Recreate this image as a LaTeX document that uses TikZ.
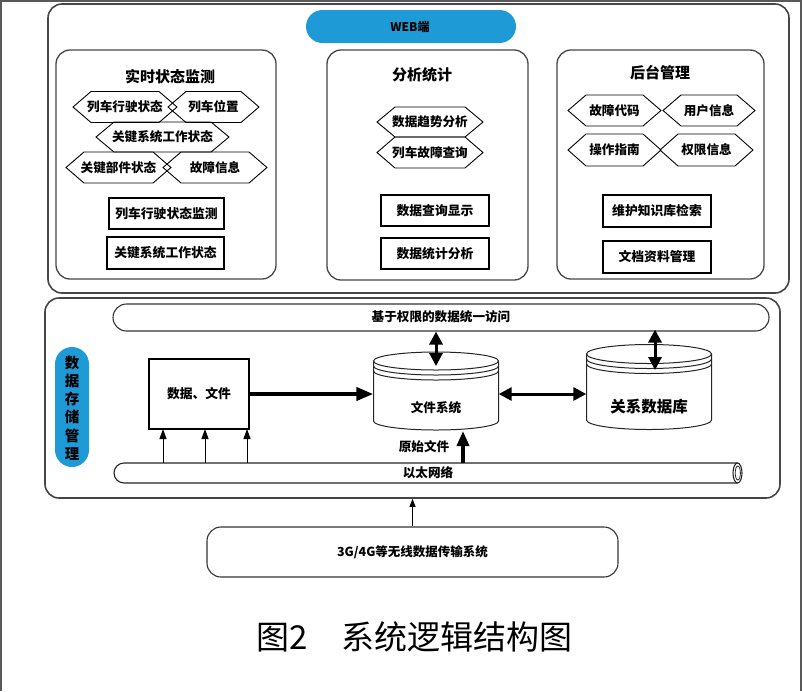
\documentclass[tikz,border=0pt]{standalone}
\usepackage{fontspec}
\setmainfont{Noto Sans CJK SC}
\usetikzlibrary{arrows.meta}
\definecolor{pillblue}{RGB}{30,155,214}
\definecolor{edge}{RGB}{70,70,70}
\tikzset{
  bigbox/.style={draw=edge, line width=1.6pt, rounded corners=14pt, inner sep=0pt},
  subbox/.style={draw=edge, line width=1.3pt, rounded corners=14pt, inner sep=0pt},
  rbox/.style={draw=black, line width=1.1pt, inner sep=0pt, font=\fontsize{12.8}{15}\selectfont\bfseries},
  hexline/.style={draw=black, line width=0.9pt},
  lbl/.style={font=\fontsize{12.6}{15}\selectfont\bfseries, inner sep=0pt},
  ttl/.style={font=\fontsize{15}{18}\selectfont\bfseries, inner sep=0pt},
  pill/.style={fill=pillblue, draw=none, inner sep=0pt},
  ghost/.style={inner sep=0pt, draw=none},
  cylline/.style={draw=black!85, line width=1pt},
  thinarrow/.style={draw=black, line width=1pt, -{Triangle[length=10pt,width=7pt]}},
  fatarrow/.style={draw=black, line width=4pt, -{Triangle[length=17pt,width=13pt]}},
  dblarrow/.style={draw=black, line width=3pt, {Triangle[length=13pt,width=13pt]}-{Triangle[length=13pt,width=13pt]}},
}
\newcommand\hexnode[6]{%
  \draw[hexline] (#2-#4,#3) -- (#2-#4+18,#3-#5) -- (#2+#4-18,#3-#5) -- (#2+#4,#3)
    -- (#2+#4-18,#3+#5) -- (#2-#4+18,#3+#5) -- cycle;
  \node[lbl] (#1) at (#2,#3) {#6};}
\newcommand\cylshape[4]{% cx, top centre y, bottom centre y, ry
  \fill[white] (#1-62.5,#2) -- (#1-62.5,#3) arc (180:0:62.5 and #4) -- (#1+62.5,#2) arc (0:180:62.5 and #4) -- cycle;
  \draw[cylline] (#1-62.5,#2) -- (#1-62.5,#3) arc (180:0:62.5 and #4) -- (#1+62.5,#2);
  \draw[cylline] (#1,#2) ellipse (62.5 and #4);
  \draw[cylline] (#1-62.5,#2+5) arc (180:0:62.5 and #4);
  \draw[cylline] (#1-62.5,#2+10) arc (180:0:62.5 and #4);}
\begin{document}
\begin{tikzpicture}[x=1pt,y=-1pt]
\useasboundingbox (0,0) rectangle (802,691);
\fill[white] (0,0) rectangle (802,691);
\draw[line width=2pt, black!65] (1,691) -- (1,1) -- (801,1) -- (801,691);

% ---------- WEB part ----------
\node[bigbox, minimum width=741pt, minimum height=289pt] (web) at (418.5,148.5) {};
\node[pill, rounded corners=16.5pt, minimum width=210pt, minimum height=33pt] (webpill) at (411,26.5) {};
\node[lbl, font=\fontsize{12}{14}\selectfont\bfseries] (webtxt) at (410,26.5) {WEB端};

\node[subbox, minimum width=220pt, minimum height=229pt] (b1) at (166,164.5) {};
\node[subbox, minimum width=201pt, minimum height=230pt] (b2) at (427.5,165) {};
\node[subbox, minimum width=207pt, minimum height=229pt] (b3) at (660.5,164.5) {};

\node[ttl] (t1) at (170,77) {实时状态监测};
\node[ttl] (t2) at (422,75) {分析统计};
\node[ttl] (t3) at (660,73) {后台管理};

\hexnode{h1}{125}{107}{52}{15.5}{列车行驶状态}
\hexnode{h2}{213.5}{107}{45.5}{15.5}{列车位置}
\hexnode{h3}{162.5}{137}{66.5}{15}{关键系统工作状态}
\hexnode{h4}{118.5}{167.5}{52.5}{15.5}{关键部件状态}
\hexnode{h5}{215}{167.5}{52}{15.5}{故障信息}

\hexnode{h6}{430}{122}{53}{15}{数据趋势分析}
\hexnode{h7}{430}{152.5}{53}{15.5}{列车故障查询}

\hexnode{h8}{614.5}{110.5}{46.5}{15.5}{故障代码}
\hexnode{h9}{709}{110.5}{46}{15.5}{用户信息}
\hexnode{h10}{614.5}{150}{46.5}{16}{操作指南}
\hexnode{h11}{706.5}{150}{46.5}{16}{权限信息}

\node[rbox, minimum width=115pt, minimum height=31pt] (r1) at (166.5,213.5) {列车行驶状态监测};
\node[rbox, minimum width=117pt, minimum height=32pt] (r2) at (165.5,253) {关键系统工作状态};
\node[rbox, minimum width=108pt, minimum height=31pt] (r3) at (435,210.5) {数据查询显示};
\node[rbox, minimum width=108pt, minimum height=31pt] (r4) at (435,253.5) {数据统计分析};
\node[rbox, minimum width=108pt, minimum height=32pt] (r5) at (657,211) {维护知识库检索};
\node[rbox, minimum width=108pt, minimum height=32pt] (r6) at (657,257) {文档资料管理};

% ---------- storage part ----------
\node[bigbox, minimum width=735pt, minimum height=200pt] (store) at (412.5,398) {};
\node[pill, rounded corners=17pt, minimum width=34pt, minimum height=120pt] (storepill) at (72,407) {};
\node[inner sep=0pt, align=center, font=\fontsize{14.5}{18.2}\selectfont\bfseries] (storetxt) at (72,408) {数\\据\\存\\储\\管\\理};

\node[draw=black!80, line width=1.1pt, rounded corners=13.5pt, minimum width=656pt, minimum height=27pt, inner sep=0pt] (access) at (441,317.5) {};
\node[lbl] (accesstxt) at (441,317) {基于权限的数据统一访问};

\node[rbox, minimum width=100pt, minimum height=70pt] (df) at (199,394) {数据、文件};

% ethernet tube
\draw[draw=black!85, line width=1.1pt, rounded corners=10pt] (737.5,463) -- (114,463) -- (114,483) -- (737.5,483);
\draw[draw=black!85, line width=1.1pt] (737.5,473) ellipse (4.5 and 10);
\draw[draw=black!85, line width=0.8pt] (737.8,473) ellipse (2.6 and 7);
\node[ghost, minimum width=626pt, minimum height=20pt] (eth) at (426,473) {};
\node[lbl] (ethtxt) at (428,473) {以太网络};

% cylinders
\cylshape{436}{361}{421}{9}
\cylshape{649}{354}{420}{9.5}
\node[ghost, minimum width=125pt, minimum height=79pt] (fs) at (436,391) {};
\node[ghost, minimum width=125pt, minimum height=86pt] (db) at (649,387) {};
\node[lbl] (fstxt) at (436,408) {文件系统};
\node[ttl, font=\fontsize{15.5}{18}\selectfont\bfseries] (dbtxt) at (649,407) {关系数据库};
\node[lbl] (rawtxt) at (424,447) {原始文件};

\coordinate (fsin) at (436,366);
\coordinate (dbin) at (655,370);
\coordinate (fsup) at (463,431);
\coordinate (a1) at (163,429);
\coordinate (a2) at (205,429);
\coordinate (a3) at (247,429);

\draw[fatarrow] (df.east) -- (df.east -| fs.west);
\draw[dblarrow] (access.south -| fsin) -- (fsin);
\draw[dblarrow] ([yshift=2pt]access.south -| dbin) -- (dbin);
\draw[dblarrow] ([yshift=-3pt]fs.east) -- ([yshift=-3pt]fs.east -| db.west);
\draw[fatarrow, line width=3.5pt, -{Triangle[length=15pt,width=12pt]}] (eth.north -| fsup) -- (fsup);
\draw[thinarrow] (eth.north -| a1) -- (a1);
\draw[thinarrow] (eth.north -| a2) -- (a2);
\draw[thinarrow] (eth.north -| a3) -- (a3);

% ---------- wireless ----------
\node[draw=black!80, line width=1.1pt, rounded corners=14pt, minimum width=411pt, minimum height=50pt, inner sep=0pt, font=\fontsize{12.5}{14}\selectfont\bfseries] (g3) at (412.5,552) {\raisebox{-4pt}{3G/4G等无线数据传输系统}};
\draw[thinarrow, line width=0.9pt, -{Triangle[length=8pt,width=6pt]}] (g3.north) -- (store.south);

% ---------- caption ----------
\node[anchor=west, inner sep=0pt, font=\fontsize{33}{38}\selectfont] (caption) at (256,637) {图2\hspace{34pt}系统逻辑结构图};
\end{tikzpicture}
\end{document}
*-*-*
GOAL OF THE EXERCISE =
Write out an exact copy of the listing, first line through the line containing "(webtxt) at (410,26.5)", with the pictures left out.

ANSWER TO THIS PROBLEM =
Recreate this image as a LaTeX document that uses TikZ.
\documentclass[tikz,border=0pt]{standalone}
\usepackage{fontspec}
\setmainfont{Noto Sans CJK SC}
\usetikzlibrary{arrows.meta}
\definecolor{pillblue}{RGB}{30,155,214}
\definecolor{edge}{RGB}{70,70,70}
\tikzset{
  bigbox/.style={draw=edge, line width=1.6pt, rounded corners=14pt, inner sep=0pt},
  subbox/.style={draw=edge, line width=1.3pt, rounded corners=14pt, inner sep=0pt},
  rbox/.style={draw=black, line width=1.1pt, inner sep=0pt, font=\fontsize{12.8}{15}\selectfont\bfseries},
  hexline/.style={draw=black, line width=0.9pt},
  lbl/.style={font=\fontsize{12.6}{15}\selectfont\bfseries, inner sep=0pt},
  ttl/.style={font=\fontsize{15}{18}\selectfont\bfseries, inner sep=0pt},
  pill/.style={fill=pillblue, draw=none, inner sep=0pt},
  ghost/.style={inner sep=0pt, draw=none},
  cylline/.style={draw=black!85, line width=1pt},
  thinarrow/.style={draw=black, line width=1pt, -{Triangle[length=10pt,width=7pt]}},
  fatarrow/.style={draw=black, line width=4pt, -{Triangle[length=17pt,width=13pt]}},
  dblarrow/.style={draw=black, line width=3pt, {Triangle[length=13pt,width=13pt]}-{Triangle[length=13pt,width=13pt]}},
}
\newcommand\hexnode[6]{%
  \draw[hexline] (#2-#4,#3) -- (#2-#4+18,#3-#5) -- (#2+#4-18,#3-#5) -- (#2+#4,#3)
    -- (#2+#4-18,#3+#5) -- (#2-#4+18,#3+#5) -- cycle;
  \node[lbl] (#1) at (#2,#3) {#6};}
\newcommand\cylshape[4]{% cx, top centre y, bottom centre y, ry
  \fill[white] (#1-62.5,#2) -- (#1-62.5,#3) arc (180:0:62.5 and #4) -- (#1+62.5,#2) arc (0:180:62.5 and #4) -- cycle;
  \draw[cylline] (#1-62.5,#2) -- (#1-62.5,#3) arc (180:0:62.5 and #4) -- (#1+62.5,#2);
  \draw[cylline] (#1,#2) ellipse (62.5 and #4);
  \draw[cylline] (#1-62.5,#2+5) arc (180:0:62.5 and #4);
  \draw[cylline] (#1-62.5,#2+10) arc (180:0:62.5 and #4);}
\begin{document}
\begin{tikzpicture}[x=1pt,y=-1pt]
\useasboundingbox (0,0) rectangle (802,691);
\fill[white] (0,0) rectangle (802,691);
\draw[line width=2pt, black!65] (1,691) -- (1,1) -- (801,1) -- (801,691);

% ---------- WEB part ----------
\node[bigbox, minimum width=741pt, minimum height=289pt] (web) at (418.5,148.5) {};
\node[pill, rounded corners=16.5pt, minimum width=210pt, minimum height=33pt] (webpill) at (411,26.5) {};
\node[lbl, font=\fontsize{12}{14}\selectfont\bfseries] (webtxt) at (410,26.5) {WEB端};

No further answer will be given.